Binder was never really a conventional driver in the sense that it supported some specific hardware add-on devices, but its presence in staging served two purposes. The first was political: Linux is still seen as a Unix-like operating system to many developers. Those people did not like the notion of Google inventing a new IPC mechanism and thrusting it upon the masses without a fight. Thus, moving the code into staging enabled those with concerns to be placated, while beginning to carry the code in the same location as the remainder of the Linux kernel source. Secondly, keeping Binder out-of-tree meant that it had to be maintained separately and then patched into kernels before they could be used on Android systems. After a sufficient period of time there was a certain acceptance that millions of phones and other devices are running Android and all of these are using Binder.

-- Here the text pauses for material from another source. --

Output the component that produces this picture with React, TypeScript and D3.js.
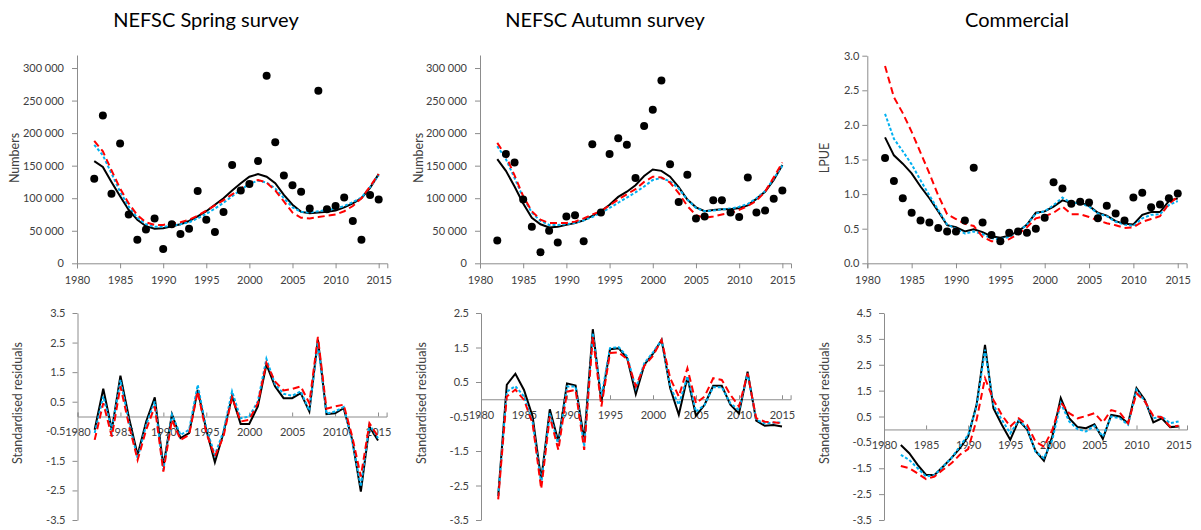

As Greg Kroah-Hartman said when promoting it out of staging: “No matter what comes in the future, we are going to have to support this API”.

Ongoing development

There was much debate over the past month concerning the continuing problem of the year 2038. This is the point in time at which the 32-bit time_t used in 32-bit Linux, Unix and Unix-like systems overflows such that time is seen to retrogress back to the year 1901. The cause of the ‘bug’ is simple: 32-bit integers can only encode 32 bits of information. Unix systems view time as the passage of seconds since a magic epoch of January 1 1970 (about the birth of Unix), and they encode time as a signed quantity of seconds added or taken from this value. Modern 64-bit Linux, Unix and Unix-like systems have updated APIs that allow for an unfathomable amount of time (292 billion years) to be represented in a full 64 bits, but there are many legacy 32-bit systems running 32-bit code, and there will be more 64-bit systems running legacy 32-bit code using special APIs, such as x32 and ILP32.